**EXERCISE DETAILS**
Reproduce the listing below character for character; drop every image.
**** STORED DATA ****
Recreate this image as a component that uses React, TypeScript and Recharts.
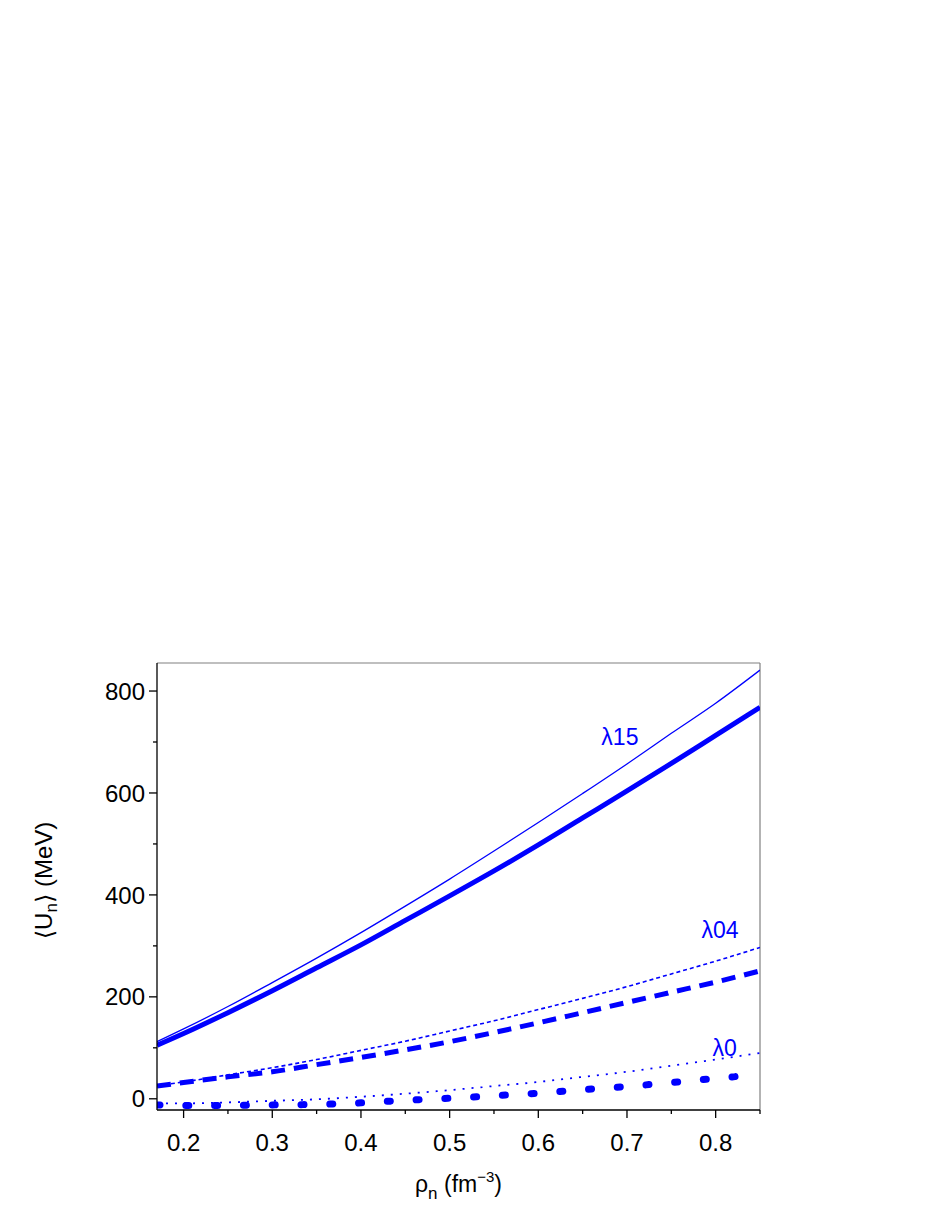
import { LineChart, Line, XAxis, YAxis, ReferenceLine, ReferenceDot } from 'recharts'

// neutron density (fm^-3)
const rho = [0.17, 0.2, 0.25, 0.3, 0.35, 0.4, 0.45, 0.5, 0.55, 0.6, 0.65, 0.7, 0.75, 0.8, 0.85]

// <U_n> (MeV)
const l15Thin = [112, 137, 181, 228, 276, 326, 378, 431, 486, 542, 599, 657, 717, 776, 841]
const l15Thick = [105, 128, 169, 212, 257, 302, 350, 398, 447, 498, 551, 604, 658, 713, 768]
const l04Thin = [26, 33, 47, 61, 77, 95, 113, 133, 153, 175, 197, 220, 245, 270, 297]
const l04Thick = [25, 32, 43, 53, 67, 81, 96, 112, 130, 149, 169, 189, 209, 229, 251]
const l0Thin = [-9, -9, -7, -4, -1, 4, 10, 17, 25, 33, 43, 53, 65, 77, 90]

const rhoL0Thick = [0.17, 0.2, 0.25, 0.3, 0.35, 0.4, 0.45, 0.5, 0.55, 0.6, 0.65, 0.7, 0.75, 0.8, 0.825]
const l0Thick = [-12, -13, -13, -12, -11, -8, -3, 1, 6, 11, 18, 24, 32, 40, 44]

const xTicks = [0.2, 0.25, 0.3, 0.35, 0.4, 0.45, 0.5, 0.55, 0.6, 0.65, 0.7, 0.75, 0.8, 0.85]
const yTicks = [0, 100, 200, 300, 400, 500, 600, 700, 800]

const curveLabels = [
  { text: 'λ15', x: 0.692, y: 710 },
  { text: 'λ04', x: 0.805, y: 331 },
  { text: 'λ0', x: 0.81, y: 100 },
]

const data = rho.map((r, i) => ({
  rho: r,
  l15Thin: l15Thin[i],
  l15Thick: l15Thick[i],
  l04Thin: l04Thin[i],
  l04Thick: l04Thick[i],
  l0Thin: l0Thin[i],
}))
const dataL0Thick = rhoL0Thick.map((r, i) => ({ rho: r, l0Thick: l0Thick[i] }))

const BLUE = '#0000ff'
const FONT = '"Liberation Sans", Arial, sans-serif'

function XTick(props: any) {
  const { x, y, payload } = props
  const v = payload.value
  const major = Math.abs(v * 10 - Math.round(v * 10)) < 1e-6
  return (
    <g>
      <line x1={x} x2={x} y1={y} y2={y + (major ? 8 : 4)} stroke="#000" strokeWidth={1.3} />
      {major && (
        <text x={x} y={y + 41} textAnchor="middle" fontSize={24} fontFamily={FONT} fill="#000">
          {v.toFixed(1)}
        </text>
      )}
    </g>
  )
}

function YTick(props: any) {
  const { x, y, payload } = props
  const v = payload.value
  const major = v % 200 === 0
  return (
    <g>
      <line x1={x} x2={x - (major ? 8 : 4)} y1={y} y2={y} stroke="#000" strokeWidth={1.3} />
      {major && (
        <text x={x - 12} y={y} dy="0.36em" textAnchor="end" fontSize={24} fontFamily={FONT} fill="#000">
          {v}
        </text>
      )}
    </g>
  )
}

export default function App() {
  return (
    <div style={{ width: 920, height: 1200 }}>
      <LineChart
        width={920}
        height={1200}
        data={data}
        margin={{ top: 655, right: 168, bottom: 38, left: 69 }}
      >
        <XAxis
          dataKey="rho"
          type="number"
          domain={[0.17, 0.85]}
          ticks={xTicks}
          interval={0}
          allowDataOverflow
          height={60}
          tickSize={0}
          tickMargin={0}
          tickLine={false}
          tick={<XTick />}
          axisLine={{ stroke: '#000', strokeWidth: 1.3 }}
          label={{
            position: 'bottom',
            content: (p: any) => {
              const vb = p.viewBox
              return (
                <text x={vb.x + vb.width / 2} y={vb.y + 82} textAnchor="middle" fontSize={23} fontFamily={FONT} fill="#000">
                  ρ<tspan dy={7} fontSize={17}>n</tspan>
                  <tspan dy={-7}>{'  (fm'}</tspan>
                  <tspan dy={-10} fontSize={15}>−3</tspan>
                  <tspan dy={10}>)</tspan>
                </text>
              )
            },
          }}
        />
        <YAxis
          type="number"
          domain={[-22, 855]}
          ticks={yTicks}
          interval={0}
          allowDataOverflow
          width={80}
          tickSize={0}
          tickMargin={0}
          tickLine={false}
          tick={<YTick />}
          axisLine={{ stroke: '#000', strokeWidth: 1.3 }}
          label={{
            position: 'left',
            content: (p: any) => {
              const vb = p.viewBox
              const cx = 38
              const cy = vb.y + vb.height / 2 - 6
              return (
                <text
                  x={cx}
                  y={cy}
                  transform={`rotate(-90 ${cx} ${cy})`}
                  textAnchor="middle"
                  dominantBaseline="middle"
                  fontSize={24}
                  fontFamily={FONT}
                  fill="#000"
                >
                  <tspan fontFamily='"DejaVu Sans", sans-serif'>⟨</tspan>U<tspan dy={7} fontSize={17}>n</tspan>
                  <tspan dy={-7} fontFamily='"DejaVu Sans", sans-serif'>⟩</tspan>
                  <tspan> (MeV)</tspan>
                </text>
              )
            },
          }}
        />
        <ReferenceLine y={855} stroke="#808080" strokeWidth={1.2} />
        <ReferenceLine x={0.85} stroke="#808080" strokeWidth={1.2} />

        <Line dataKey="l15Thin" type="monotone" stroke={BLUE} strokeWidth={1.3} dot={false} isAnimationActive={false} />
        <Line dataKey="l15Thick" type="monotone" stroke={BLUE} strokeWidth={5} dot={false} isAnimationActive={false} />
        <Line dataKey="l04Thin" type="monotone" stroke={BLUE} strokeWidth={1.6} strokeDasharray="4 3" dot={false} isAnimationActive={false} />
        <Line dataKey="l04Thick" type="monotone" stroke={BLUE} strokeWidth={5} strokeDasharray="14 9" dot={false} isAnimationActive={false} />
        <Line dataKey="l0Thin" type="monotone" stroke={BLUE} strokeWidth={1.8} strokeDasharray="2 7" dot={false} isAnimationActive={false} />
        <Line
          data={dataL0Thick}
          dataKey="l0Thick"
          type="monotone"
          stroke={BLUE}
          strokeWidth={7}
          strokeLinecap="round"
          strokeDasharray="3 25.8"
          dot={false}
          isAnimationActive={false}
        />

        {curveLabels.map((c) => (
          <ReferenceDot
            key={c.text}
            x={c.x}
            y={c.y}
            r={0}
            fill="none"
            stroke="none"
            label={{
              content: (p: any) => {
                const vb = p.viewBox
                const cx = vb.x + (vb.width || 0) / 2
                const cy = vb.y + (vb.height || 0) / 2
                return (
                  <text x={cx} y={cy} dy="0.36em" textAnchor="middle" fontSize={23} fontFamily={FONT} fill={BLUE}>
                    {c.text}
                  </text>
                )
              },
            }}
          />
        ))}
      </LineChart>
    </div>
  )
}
****
**WRITTEN ANSWER**
Recreate this image as a component that uses React, TypeScript and Recharts.
import { LineChart, Line, XAxis, YAxis, ReferenceLine, ReferenceDot } from 'recharts'

// neutron density (fm^-3)
const rho = [0.17, 0.2, 0.25, 0.3, 0.35, 0.4, 0.45, 0.5, 0.55, 0.6, 0.65, 0.7, 0.75, 0.8, 0.85]

// <U_n> (MeV)
const l15Thin = [112, 137, 181, 228, 276, 326, 378, 431, 486, 542, 599, 657, 717, 776, 841]
const l15Thick = [105, 128, 169, 212, 257, 302, 350, 398, 447, 498, 551, 604, 658, 713, 768]
const l04Thin = [26, 33, 47, 61, 77, 95, 113, 133, 153, 175, 197, 220, 245, 270, 297]
const l04Thick = [25, 32, 43, 53, 67, 81, 96, 112, 130, 149, 169, 189, 209, 229, 251]
const l0Thin = [-9, -9, -7, -4, -1, 4, 10, 17, 25, 33, 43, 53, 65, 77, 90]

const rhoL0Thick = [0.17, 0.2, 0.25, 0.3, 0.35, 0.4, 0.45, 0.5, 0.55, 0.6, 0.65, 0.7, 0.75, 0.8, 0.825]
const l0Thick = [-12, -13, -13, -12, -11, -8, -3, 1, 6, 11, 18, 24, 32, 40, 44]

const xTicks = [0.2, 0.25, 0.3, 0.35, 0.4, 0.45, 0.5, 0.55, 0.6, 0.65, 0.7, 0.75, 0.8, 0.85]
const yTicks = [0, 100, 200, 300, 400, 500, 600, 700, 800]

const curveLabels = [
  { text: 'λ15', x: 0.692, y: 710 },
  { text: 'λ04', x: 0.805, y: 331 },
  { text: 'λ0', x: 0.81, y: 100 },
]

const data = rho.map((r, i) => ({
  rho: r,
  l15Thin: l15Thin[i],
  l15Thick: l15Thick[i],
  l04Thin: l04Thin[i],
  l04Thick: l04Thick[i],
  l0Thin: l0Thin[i],
}))
const dataL0Thick = rhoL0Thick.map((r, i) => ({ rho: r, l0Thick: l0Thick[i] }))

const BLUE = '#0000ff'
const FONT = '"Liberation Sans", Arial, sans-serif'

function XTick(props: any) {
  const { x, y, payload } = props
  const v = payload.value
  const major = Math.abs(v * 10 - Math.round(v * 10)) < 1e-6
  return (
    <g>
      <line x1={x} x2={x} y1={y} y2={y + (major ? 8 : 4)} stroke="#000" strokeWidth={1.3} />
      {major && (
        <text x={x} y={y + 41} textAnchor="middle" fontSize={24} fontFamily={FONT} fill="#000">
          {v.toFixed(1)}
        </text>
      )}
    </g>
  )
}

function YTick(props: any) {
  const { x, y, payload } = props
  const v = payload.value
  const major = v % 200 === 0
  return (
    <g>
      <line x1={x} x2={x - (major ? 8 : 4)} y1={y} y2={y} stroke="#000" strokeWidth={1.3} />
      {major && (
        <text x={x - 12} y={y} dy="0.36em" textAnchor="end" fontSize={24} fontFamily={FONT} fill="#000">
          {v}
        </text>
      )}
    </g>
  )
}

export default function App() {
  return (
    <div style={{ width: 920, height: 1200 }}>
      <LineChart
        width={920}
        height={1200}
        data={data}
        margin={{ top: 655, right: 168, bottom: 38, left: 69 }}
      >
        <XAxis
          dataKey="rho"
          type="number"
          domain={[0.17, 0.85]}
          ticks={xTicks}
          interval={0}
          allowDataOverflow
          height={60}
          tickSize={0}
          tickMargin={0}
          tickLine={false}
          tick={<XTick />}
          axisLine={{ stroke: '#000', strokeWidth: 1.3 }}
          label={{
            position: 'bottom',
            content: (p: any) => {
              const vb = p.viewBox
              return (
                <text x={vb.x + vb.width / 2} y={vb.y + 82} textAnchor="middle" fontSize={23} fontFamily={FONT} fill="#000">
                  ρ<tspan dy={7} fontSize={17}>n</tspan>
                  <tspan dy={-7}>{'  (fm'}</tspan>
                  <tspan dy={-10} fontSize={15}>−3</tspan>
                  <tspan dy={10}>)</tspan>
                </text>
              )
            },
          }}
        />
        <YAxis
          type="number"
          domain={[-22, 855]}
          ticks={yTicks}
          interval={0}
          allowDataOverflow
          width={80}
          tickSize={0}
          tickMargin={0}
          tickLine={false}
          tick={<YTick />}
          axisLine={{ stroke: '#000', strokeWidth: 1.3 }}
          label={{
            position: 'left',
            content: (p: any) => {
              const vb = p.viewBox
              const cx = 38
              const cy = vb.y + vb.height / 2 - 6
              return (
                <text
                  x={cx}
                  y={cy}
                  transform={`rotate(-90 ${cx} ${cy})`}
                  textAnchor="middle"
                  dominantBaseline="middle"
                  fontSize={24}
                  fontFamily={FONT}
                  fill="#000"
                >
                  <tspan fontFamily='"DejaVu Sans", sans-serif'>⟨</tspan>U<tspan dy={7} fontSize={17}>n</tspan>
                  <tspan dy={-7} fontFamily='"DejaVu Sans", sans-serif'>⟩</tspan>
                  <tspan> (MeV)</tspan>
                </text>
              )
            },
          }}
        />
        <ReferenceLine y={855} stroke="#808080" strokeWidth={1.2} />
        <ReferenceLine x={0.85} stroke="#808080" strokeWidth={1.2} />

        <Line dataKey="l15Thin" type="monotone" stroke={BLUE} strokeWidth={1.3} dot={false} isAnimationActive={false} />
        <Line dataKey="l15Thick" type="monotone" stroke={BLUE} strokeWidth={5} dot={false} isAnimationActive={false} />
        <Line dataKey="l04Thin" type="monotone" stroke={BLUE} strokeWidth={1.6} strokeDasharray="4 3" dot={false} isAnimationActive={false} />
        <Line dataKey="l04Thick" type="monotone" stroke={BLUE} strokeWidth={5} strokeDasharray="14 9" dot={false} isAnimationActive={false} />
        <Line dataKey="l0Thin" type="monotone" stroke={BLUE} strokeWidth={1.8} strokeDasharray="2 7" dot={false} isAnimationActive={false} />
        <Line
          data={dataL0Thick}
          dataKey="l0Thick"
          type="monotone"
          stroke={BLUE}
          strokeWidth={7}
          strokeLinecap="round"
          strokeDasharray="3 25.8"
          dot={false}
          isAnimationActive={false}
        />

        {curveLabels.map((c) => (
          <ReferenceDot
            key={c.text}
            x={c.x}
            y={c.y}
            r={0}
            fill="none"
            stroke="none"
            label={{
              content: (p: any) => {
                const vb = p.viewBox
                const cx = vb.x + (vb.width || 0) / 2
                const cy = vb.y + (vb.height || 0) / 2
                return (
                  <text x={cx} y={cy} dy="0.36em" textAnchor="middle" fontSize={23} fontFamily={FONT} fill={BLUE}>
                    {c.text}
                  </text>
                )
              },
            }}
          />
        ))}
      </LineChart>
    </div>
  )
}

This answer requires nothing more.